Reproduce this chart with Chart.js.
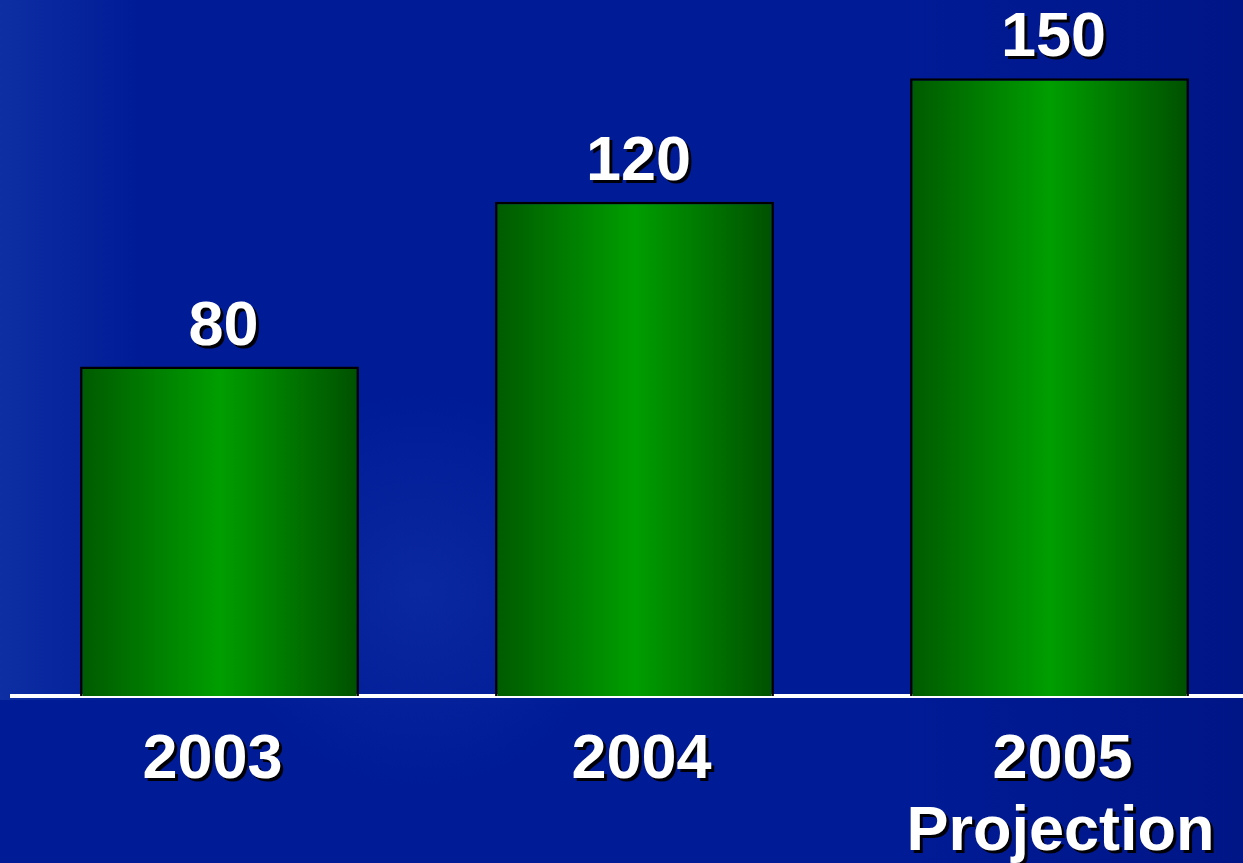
<!DOCTYPE html>
<html>
<head>
<meta charset="utf-8">
<script src="https://cdn.jsdelivr.net/npm/chart.js@4.4.0/dist/chart.umd.min.js"></script>
<style>
    html, body { margin: 0; padding: 0; overflow: hidden; background: #001a94; }
    #wrap { width: 1260px; height: 863px; }
</style>
</head>
<body>
<div id="wrap"><canvas id="salesChart" width="1260" height="863"></canvas></div>
<script>
// Chart data
const years = ['2003', '2004', '2005'];
const subLabels = ['', '', 'Projection'];
const values = [80, 120, 150];

const labelFont = 'bold 63px "Liberation Sans", Arial, sans-serif';
const barPct = 0.672;
// small horizontal nudges so the year labels sit like the original slide
const yearNudge = [-7, 7, 13];

// Background: blue slide with soft lighter streaks
const backgroundPlugin = {
    id: 'slideBackground',
    beforeDraw(chart) {
        const { ctx, width, height } = chart;
        ctx.save();
        ctx.fillStyle = '#001b96';
        ctx.fillRect(0, 0, width, height);

        const edge = ctx.createLinearGradient(0, 0, 140, 0);
        edge.addColorStop(0, 'rgba(30,70,180,0.45)');
        edge.addColorStop(1, 'rgba(30,70,180,0)');
        ctx.fillStyle = edge;
        ctx.fillRect(0, 0, 140, 700);

        const glow = ctx.createRadialGradient(420, 590, 0, 420, 590, 200);
        glow.addColorStop(0, 'rgba(40,80,190,0.25)');
        glow.addColorStop(1, 'rgba(40,80,190,0)');
        ctx.fillStyle = glow;
        ctx.fillRect(0, 0, width, height);

        const dark = ctx.createLinearGradient(900, 0, 1243, 0);
        dark.addColorStop(0, 'rgba(0,10,100,0)');
        dark.addColorStop(1, 'rgba(0,10,100,0.3)');
        ctx.fillStyle = dark;
        ctx.fillRect(900, 0, width - 900, height);
        ctx.restore();
    }
};

// Labels with a dark drop shadow (values over bars, years under the axis)
const labelPlugin = {
    id: 'shadowLabels',
    afterDraw(chart) {
        const { ctx, chartArea } = chart;
        const xScale = chart.scales.x;
        const meta = chart.getDatasetMeta(0);
        ctx.save();
        ctx.font = labelFont;
        ctx.textAlign = 'center';
        ctx.textBaseline = 'alphabetic';
        ctx.fillStyle = '#ffffff';
        ctx.shadowColor = 'rgba(0,0,0,0.95)';
        ctx.shadowOffsetX = 3;
        ctx.shadowOffsetY = 3;
        ctx.shadowBlur = 0;

        meta.data.forEach((bar, i) => {
            ctx.fillText(String(values[i]), bar.x + 4, bar.y - 22);
        });

        years.forEach((year, i) => {
            const x = xScale.getPixelForValue(i);
            ctx.fillText(year, x + yearNudge[i], chartArea.bottom + 82);
            if (subLabels[i]) {
                ctx.fillText(subLabels[i], x + 11, chartArea.bottom + 154);
            }
        });
        ctx.restore();
    }
};

function barGradient(context) {
    const chart = context.chart;
    const xScale = chart.scales.x;
    if (!chart.chartArea || !xScale) {
        return '#009400';
    }
    const cx = xScale.getPixelForValue(context.dataIndex);
    const half = (xScale.width / years.length) * barPct / 2;
    const g = chart.ctx.createLinearGradient(cx - half, 0, cx + half, 0);
    g.addColorStop(0, '#005a00');
    g.addColorStop(0.5, '#009e00');
    g.addColorStop(1, '#005000');
    return g;
}

document.addEventListener('DOMContentLoaded', () => {
    const ctx = document.getElementById('salesChart').getContext('2d');

    window.salesChart = new Chart(ctx, {
        type: 'bar',
        data: {
            labels: years,
            datasets: [{
                data: values,
                backgroundColor: barGradient,
                borderColor: '#000000',
                borderWidth: 2.5,
                borderSkipped: 'bottom',
                barPercentage: barPct,
                categoryPercentage: 1
            }]
        },
        options: {
            responsive: false,
            animation: false,
            layout: {
                padding: { top: 0, left: 12, right: 3, bottom: 167 }
            },
            plugins: {
                legend: { display: false },
                tooltip: { enabled: false }
            },
            scales: {
                x: {
                    z: 1,
                    grid: { display: false, drawTicks: false },
                    border: { display: true, color: '#ffffff', width: 4 },
                    ticks: { display: false }
                },
                y: {
                    display: false,
                    min: 0,
                    max: 169
                }
            }
        },
        plugins: [backgroundPlugin, labelPlugin]
    });
});
</script>
</body>
</html>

◆ **EXERCISE INSTRUCTIONS**: Output an exact copy of the material, with the pictures removed.

◆ **REPLY**:
Reproduce this chart with Chart.js.
<!DOCTYPE html>
<html>
<head>
<meta charset="utf-8">
<script src="https://cdn.jsdelivr.net/npm/chart.js@4.4.0/dist/chart.umd.min.js"></script>
<style>
    html, body { margin: 0; padding: 0; overflow: hidden; background: #001a94; }
    #wrap { width: 1260px; height: 863px; }
</style>
</head>
<body>
<div id="wrap"><canvas id="salesChart" width="1260" height="863"></canvas></div>
<script>
// Chart data
const years = ['2003', '2004', '2005'];
const subLabels = ['', '', 'Projection'];
const values = [80, 120, 150];

const labelFont = 'bold 63px "Liberation Sans", Arial, sans-serif';
const barPct = 0.672;
// small horizontal nudges so the year labels sit like the original slide
const yearNudge = [-7, 7, 13];

// Background: blue slide with soft lighter streaks
const backgroundPlugin = {
    id: 'slideBackground',
    beforeDraw(chart) {
        const { ctx, width, height } = chart;
        ctx.save();
        ctx.fillStyle = '#001b96';
        ctx.fillRect(0, 0, width, height);

        const edge = ctx.createLinearGradient(0, 0, 140, 0);
        edge.addColorStop(0, 'rgba(30,70,180,0.45)');
        edge.addColorStop(1, 'rgba(30,70,180,0)');
        ctx.fillStyle = edge;
        ctx.fillRect(0, 0, 140, 700);

        const glow = ctx.createRadialGradient(420, 590, 0, 420, 590, 200);
        glow.addColorStop(0, 'rgba(40,80,190,0.25)');
        glow.addColorStop(1, 'rgba(40,80,190,0)');
        ctx.fillStyle = glow;
        ctx.fillRect(0, 0, width, height);

        const dark = ctx.createLinearGradient(900, 0, 1243, 0);
        dark.addColorStop(0, 'rgba(0,10,100,0)');
        dark.addColorStop(1, 'rgba(0,10,100,0.3)');
        ctx.fillStyle = dark;
        ctx.fillRect(900, 0, width - 900, height);
        ctx.restore();
    }
};

// Labels with a dark drop shadow (values over bars, years under the axis)
const labelPlugin = {
    id: 'shadowLabels',
    afterDraw(chart) {
        const { ctx, chartArea } = chart;
        const xScale = chart.scales.x;
        const meta = chart.getDatasetMeta(0);
        ctx.save();
        ctx.font = labelFont;
        ctx.textAlign = 'center';
        ctx.textBaseline = 'alphabetic';
        ctx.fillStyle = '#ffffff';
        ctx.shadowColor = 'rgba(0,0,0,0.95)';
        ctx.shadowOffsetX = 3;
        ctx.shadowOffsetY = 3;
        ctx.shadowBlur = 0;

        meta.data.forEach((bar, i) => {
            ctx.fillText(String(values[i]), bar.x + 4, bar.y - 22);
        });

        years.forEach((year, i) => {
            const x = xScale.getPixelForValue(i);
            ctx.fillText(year, x + yearNudge[i], chartArea.bottom + 82);
            if (subLabels[i]) {
                ctx.fillText(subLabels[i], x + 11, chartArea.bottom + 154);
            }
        });
        ctx.restore();
    }
};

function barGradient(context) {
    const chart = context.chart;
    const xScale = chart.scales.x;
    if (!chart.chartArea || !xScale) {
        return '#009400';
    }
    const cx = xScale.getPixelForValue(context.dataIndex);
    const half = (xScale.width / years.length) * barPct / 2;
    const g = chart.ctx.createLinearGradient(cx - half, 0, cx + half, 0);
    g.addColorStop(0, '#005a00');
    g.addColorStop(0.5, '#009e00');
    g.addColorStop(1, '#005000');
    return g;
}

document.addEventListener('DOMContentLoaded', () => {
    const ctx = document.getElementById('salesChart').getContext('2d');

    window.salesChart = new Chart(ctx, {
        type: 'bar',
        data: {
            labels: years,
            datasets: [{
                data: values,
                backgroundColor: barGradient,
                borderColor: '#000000',
                borderWidth: 2.5,
                borderSkipped: 'bottom',
                barPercentage: barPct,
                categoryPercentage: 1
            }]
        },
        options: {
            responsive: false,
            animation: false,
            layout: {
                padding: { top: 0, left: 12, right: 3, bottom: 167 }
            },
            plugins: {
                legend: { display: false },
                tooltip: { enabled: false }
            },
            scales: {
                x: {
                    z: 1,
                    grid: { display: false, drawTicks: false },
                    border: { display: true, color: '#ffffff', width: 4 },
                    ticks: { display: false }
                },
                y: {
                    display: false,
                    min: 0,
                    max: 169
                }
            }
        },
        plugins: [backgroundPlugin, labelPlugin]
    });
});
</script>
</body>
</html>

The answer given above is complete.